Gerade die Tafel mit der Ankündigung „Wir bauen Parkplätze für Sie!“ trifft also mehrere wunde Punkte. Und löst natürlich gerade bei den Besuchern des Parks das reinste Entsetzen aus. Denn der hat sich längst zu einem Lieblingsaufenthalt der Reudnitzer entwickelt – gerade in den zunehmend heißen Sommern, wenn man hier ein bisschen Erholung beim Picknick an der frischen Luft finden kann. Dann ist der Park so besucht, dass es auf dem Radweg, der ihn Richtung Sellerhausen quert, immer wieder zu Konflikten kommt.
Und gebaut wird hier ja tatsächlich. An der Reichpietschstraße entstehen eine neue Grundschule und eine Kindertagesstätte. Und auch eine Sporthalle findet am Eingang zum Lene-Voigt-Park ihren Platz. Gut möglich, dass da Besucher des Parks befürchten, dass noch weitere Teile des Parks zugebaut werden. Was aber nicht geplant ist.

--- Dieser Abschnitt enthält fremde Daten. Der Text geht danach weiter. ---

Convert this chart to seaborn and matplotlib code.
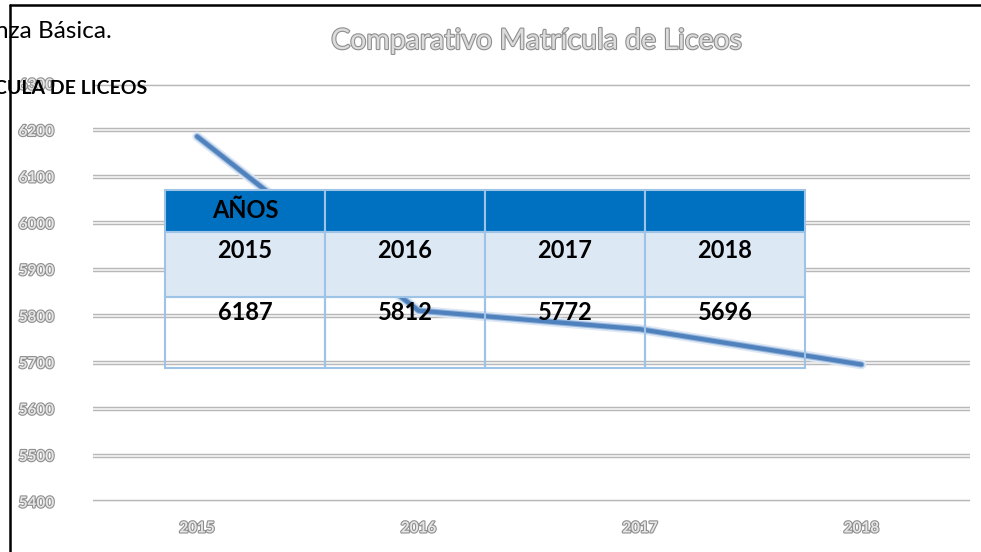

Wie oben geschildert: Die Reudnitzer hätten es gemerkt, wenn in der Ratsversammlung so ein Thema aufgetaucht wäre.
Wer die Website der Stadt besucht, findet auch diese Aussage, die deutlich macht, dass sich auch im Rathaus niemand vorstellen kann, den Park für einen riesigen Parkplatz zu opfern: „Ziel der Sanierung dieses Gebietes war es, nicht nur die historisch gewachsene Feingliedrigkeit und Vielschichtigkeit des Stadtteils zu bewahren und wieder herzustellen, sondern auch einen Stadtteilpark zu schaffen, der zum Spielen und Erholen einlädt und in einer Grünradiale in Richtung Stadtrand fortgeführt werden soll.“
Aber wie gesagt: Die Tafeln verraten noch nicht, ob sich hier ein Kunstkollektiv eine besonders bissige Satire auf die Parkplatz-Träume einiger Leipziger Parteien ausgedacht hat. Oder ob die Tafeln tatsächlich als politische Provokation gedacht sind in einer Zeit, in der Politik zusehends aus Provokation zu bestehen scheint.